Vaz is a man of many enterprises, all of them oddly interrelated. He is, for example, a partner in the consortium that manages advertising at bus stops and the owner of Caio Induscar, which supplies bus chassis to its own sister companies as well as to competitors. If a sector as monopolistic as this can be said to have competitors, that is.
Ruas Group is also known for filing for the bankruptcy of debt-laden companies and then refounding them in order to make it difficult to collect its debts. In 2013 it faced 242 cases of execution for debt. Its pension plan contribution to the INSS reached R$ 750,000.
This is the gang that rules supreme over public transport in the largest city in Brazil.
Another major player in this area is Belarmino Marta, owner of the Belarmino Group, which comprises more than 20 companies that control public transport in various cities, as well as a portion of the capital city.

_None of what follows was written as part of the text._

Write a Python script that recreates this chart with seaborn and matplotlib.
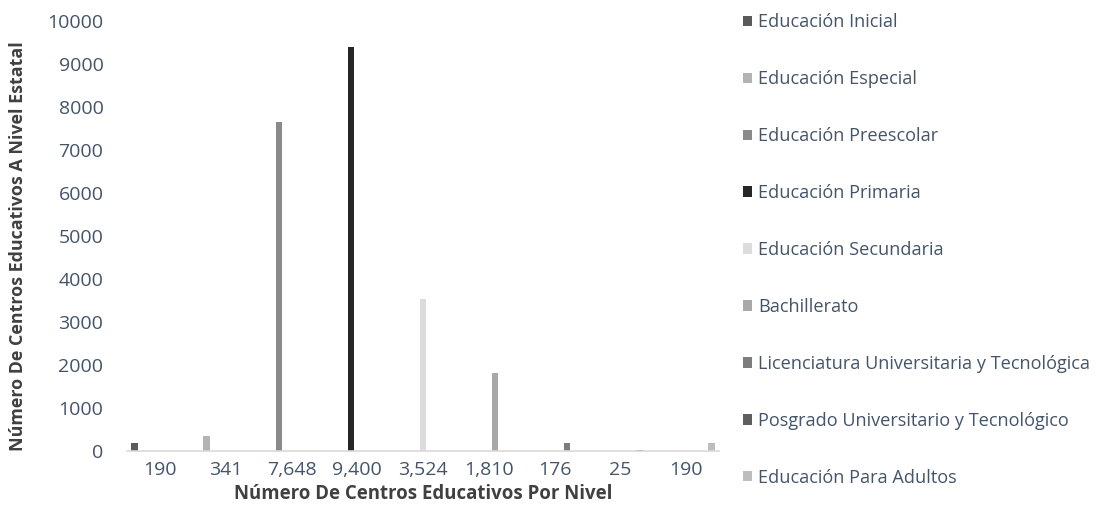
import matplotlib
matplotlib.use("Agg")
import matplotlib.pyplot as plt
import seaborn as sns
import pandas as pd
from matplotlib.patches import Patch

series = ["Educación Inicial", "Educación Especial", "Educación Preescolar",
          "Educación Primaria", "Educación Secundaria", "Bachillerato",
          "Licenciatura Universitaria y Tecnológica",
          "Posgrado Universitario y Tecnológico", "Educación Para Adultos"]
values = [190, 341, 7648, 9400, 3524, 1810, 176, 25, 190]
tick_labels = ["190", "341", "7,648", "9,400", "3,524", "1,810", "176", "25", "190"]
colors = ["#5a5a5a", "#b3b3b3", "#8a8a8a", "#262626", "#dcdcdc",
          "#a8a8a8", "#7d7d7d", "#5e5e5e", "#bdbdbd"]

sns.set_theme(style="white")
plt.rcParams['font.family'] = ['Open Sans', 'DejaVu Sans']

rows = []
for ci in range(len(values)):
    for si, s in enumerate(series):
        rows.append({"cat": ci, "serie": s, "val": values[ci] if ci == si else 0})
df = pd.DataFrame(rows)

fig = plt.figure(figsize=(10.99, 5.25), dpi=100)
ax = fig.add_axes([127/1099, 1-451/525, (719-127)/1099, (451-21)/525])
sns.barplot(data=df, x="cat", y="val", hue="serie", hue_order=series,
            order=list(range(len(values))), palette=colors, width=0.867,
            dodge=True, ax=ax, legend=False, saturation=1, linewidth=0)

ax.set_xlabel("")
ax.set_ylabel("")
ax.set_ylim(0, 10000)
ax.set_xlim(-0.5, len(values) - 0.5)
ax.set_yticks(range(0, 10001, 1000))
ax.set_yticklabels([str(v) for v in range(0, 10001, 1000)])
ax.set_xticks(range(len(values)))
ax.set_xticklabels(tick_labels)
txt = "#44546a"
ax.tick_params(axis="y", length=0, pad=17, labelsize=14, labelcolor=txt)
ax.tick_params(axis="x", length=0, pad=7, labelsize=14, labelcolor=txt)
for side in ["top", "right", "left"]:
    ax.spines[side].set_visible(False)
ax.spines["bottom"].set_color("#d9d9d9")
ax.spines["bottom"].set_linewidth(1.2)
ax.grid(False)

fig.text(18/1099, 1-246/525, "Número De Centros Educativos A Nivel Estatal",
         rotation=90, ha="center", va="center", fontsize=12.9, fontweight="bold", color="#404040")
fig.text(423/1099, 1-494/525, "Número De Centros Educativos Por Nivel",
         ha="center", va="center", fontsize=13.4, fontweight="bold", color="#404040")

handles = [Patch(facecolor=c, edgecolor="none", label=s) for s, c in zip(series, colors)]
leg = fig.legend(handles=handles, loc="upper left", bbox_to_anchor=(736/1099, 1-6/525),
                 frameon=False, fontsize=13.1, labelspacing=2.14, handlelength=0.5,
                 handleheight=0.5, handletextpad=0.3, borderaxespad=0)
for t in leg.get_texts():
    t.set_color(txt)

fig.savefig("out.png", dpi=100)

Along with Ruas Group, Belarmino is owner and partner in a number of Mercedes Benz concession-holders. Mercedes furnishes 65% of city buses.
A Mercedes sales director, testifying to the parliamentary inquiry (CPI) into the transport scriminalityector, produced the following pearl of wisdom: “They sell the bus and microbus chassis to themselves.” Clever, is it not?
The level of cartelization and criminality in the sector has become self-evident. Zero transparency. They have turned a public concession into a means to extort society.
Fares can and should be cut. But where to cut? The profits of the concessionaires, together with a thorough-going reform in the management of urban transportation. The creation of a public transportation company that would manage the system directly is an urgent and necessary measure.
Profitablity does not combine well with quality. A for-profit transport system means that riders must cope with overcrowding and expensive fares. An example of this is the bizzare practice of paying the buses according to the number of passengers carried rather than distance covered. In other words, it is a matter of carrying more people at a lower cost. The result is overcrowding.
Popular demonstrations and the new round of auctions for transport contracts scheduled for March represent an opportunity to question this logic, to begin treating public transport as a right.
What remains to be seen is whether anyone will have the courage.